Go through the data and copy every line exactly, but not the images.

+++

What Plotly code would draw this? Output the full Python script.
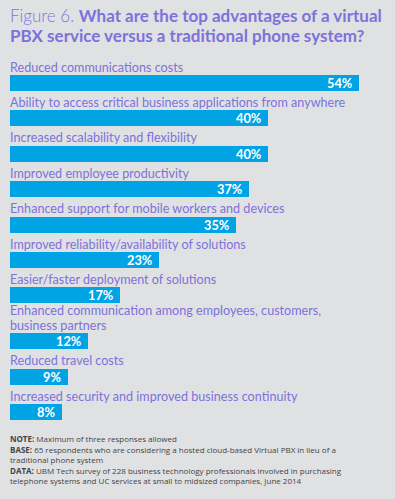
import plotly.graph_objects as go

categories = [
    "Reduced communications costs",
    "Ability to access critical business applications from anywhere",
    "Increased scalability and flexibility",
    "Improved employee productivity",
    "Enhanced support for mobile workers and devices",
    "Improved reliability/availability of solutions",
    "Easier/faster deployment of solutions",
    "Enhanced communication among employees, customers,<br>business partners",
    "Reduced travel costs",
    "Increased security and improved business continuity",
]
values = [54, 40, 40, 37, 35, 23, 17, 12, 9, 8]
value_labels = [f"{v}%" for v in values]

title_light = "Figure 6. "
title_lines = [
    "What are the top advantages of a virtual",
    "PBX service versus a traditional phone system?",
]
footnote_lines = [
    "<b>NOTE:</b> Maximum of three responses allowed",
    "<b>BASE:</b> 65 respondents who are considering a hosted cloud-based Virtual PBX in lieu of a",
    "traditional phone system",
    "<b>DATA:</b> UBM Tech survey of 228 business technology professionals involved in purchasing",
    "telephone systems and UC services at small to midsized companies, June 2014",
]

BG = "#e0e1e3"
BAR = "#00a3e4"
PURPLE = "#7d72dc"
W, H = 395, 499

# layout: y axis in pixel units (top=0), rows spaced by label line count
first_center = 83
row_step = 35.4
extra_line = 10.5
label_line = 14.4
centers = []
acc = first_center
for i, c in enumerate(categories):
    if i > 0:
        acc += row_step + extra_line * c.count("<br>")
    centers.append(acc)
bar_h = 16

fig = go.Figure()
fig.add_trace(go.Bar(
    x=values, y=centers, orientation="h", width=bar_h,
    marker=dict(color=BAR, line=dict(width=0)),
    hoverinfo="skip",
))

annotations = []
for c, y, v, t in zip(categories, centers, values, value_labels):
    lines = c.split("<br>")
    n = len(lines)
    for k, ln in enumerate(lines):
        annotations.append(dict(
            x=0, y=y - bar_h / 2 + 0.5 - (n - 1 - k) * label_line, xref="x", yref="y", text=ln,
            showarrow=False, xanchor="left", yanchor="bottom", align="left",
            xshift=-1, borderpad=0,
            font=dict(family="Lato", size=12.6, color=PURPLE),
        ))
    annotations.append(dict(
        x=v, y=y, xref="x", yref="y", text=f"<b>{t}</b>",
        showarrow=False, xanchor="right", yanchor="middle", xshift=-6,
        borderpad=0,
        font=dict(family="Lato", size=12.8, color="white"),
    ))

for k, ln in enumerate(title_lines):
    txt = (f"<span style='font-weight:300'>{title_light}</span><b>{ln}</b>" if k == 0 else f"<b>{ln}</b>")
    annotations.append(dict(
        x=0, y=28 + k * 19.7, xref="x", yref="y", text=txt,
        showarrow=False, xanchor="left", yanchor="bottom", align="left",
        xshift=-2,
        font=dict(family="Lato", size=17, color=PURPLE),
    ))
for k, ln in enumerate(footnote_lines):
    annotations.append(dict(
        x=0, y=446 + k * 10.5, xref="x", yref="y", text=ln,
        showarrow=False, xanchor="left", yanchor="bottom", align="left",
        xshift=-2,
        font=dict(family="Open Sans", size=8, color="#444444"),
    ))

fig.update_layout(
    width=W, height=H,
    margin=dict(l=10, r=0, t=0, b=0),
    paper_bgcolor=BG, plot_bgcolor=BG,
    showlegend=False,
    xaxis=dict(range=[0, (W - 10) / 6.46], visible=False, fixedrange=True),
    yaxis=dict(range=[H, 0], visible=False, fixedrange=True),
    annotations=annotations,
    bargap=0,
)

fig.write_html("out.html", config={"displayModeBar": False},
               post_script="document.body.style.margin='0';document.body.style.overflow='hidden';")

+++

* [EXERCISE ANSWER]
What Plotly code would draw this? Output the full Python script.
import plotly.graph_objects as go

categories = [
    "Reduced communications costs",
    "Ability to access critical business applications from anywhere",
    "Increased scalability and flexibility",
    "Improved employee productivity",
    "Enhanced support for mobile workers and devices",
    "Improved reliability/availability of solutions",
    "Easier/faster deployment of solutions",
    "Enhanced communication among employees, customers,<br>business partners",
    "Reduced travel costs",
    "Increased security and improved business continuity",
]
values = [54, 40, 40, 37, 35, 23, 17, 12, 9, 8]
value_labels = [f"{v}%" for v in values]

title_light = "Figure 6. "
title_lines = [
    "What are the top advantages of a virtual",
    "PBX service versus a traditional phone system?",
]
footnote_lines = [
    "<b>NOTE:</b> Maximum of three responses allowed",
    "<b>BASE:</b> 65 respondents who are considering a hosted cloud-based Virtual PBX in lieu of a",
    "traditional phone system",
    "<b>DATA:</b> UBM Tech survey of 228 business technology professionals involved in purchasing",
    "telephone systems and UC services at small to midsized companies, June 2014",
]

BG = "#e0e1e3"
BAR = "#00a3e4"
PURPLE = "#7d72dc"
W, H = 395, 499

# layout: y axis in pixel units (top=0), rows spaced by label line count
first_center = 83
row_step = 35.4
extra_line = 10.5
label_line = 14.4
centers = []
acc = first_center
for i, c in enumerate(categories):
    if i > 0:
        acc += row_step + extra_line * c.count("<br>")
    centers.append(acc)
bar_h = 16

fig = go.Figure()
fig.add_trace(go.Bar(
    x=values, y=centers, orientation="h", width=bar_h,
    marker=dict(color=BAR, line=dict(width=0)),
    hoverinfo="skip",
))

annotations = []
for c, y, v, t in zip(categories, centers, values, value_labels):
    lines = c.split("<br>")
    n = len(lines)
    for k, ln in enumerate(lines):
        annotations.append(dict(
            x=0, y=y - bar_h / 2 + 0.5 - (n - 1 - k) * label_line, xref="x", yref="y", text=ln,
            showarrow=False, xanchor="left", yanchor="bottom", align="left",
            xshift=-1, borderpad=0,
            font=dict(family="Lato", size=12.6, color=PURPLE),
        ))
    annotations.append(dict(
        x=v, y=y, xref="x", yref="y", text=f"<b>{t}</b>",
        showarrow=False, xanchor="right", yanchor="middle", xshift=-6,
        borderpad=0,
        font=dict(family="Lato", size=12.8, color="white"),
    ))

for k, ln in enumerate(title_lines):
    txt = (f"<span style='font-weight:300'>{title_light}</span><b>{ln}</b>" if k == 0 else f"<b>{ln}</b>")
    annotations.append(dict(
        x=0, y=28 + k * 19.7, xref="x", yref="y", text=txt,
        showarrow=False, xanchor="left", yanchor="bottom", align="left",
        xshift=-2,
        font=dict(family="Lato", size=17, color=PURPLE),
    ))
for k, ln in enumerate(footnote_lines):
    annotations.append(dict(
        x=0, y=446 + k * 10.5, xref="x", yref="y", text=ln,
        showarrow=False, xanchor="left", yanchor="bottom", align="left",
        xshift=-2,
        font=dict(family="Open Sans", size=8, color="#444444"),
    ))

fig.update_layout(
    width=W, height=H,
    margin=dict(l=10, r=0, t=0, b=0),
    paper_bgcolor=BG, plot_bgcolor=BG,
    showlegend=False,
    xaxis=dict(range=[0, (W - 10) / 6.46], visible=False, fixedrange=True),
    yaxis=dict(range=[H, 0], visible=False, fixedrange=True),
    annotations=annotations,
    bargap=0,
)

fig.write_html("out.html", config={"displayModeBar": False},
               post_script="document.body.style.margin='0';document.body.style.overflow='hidden';")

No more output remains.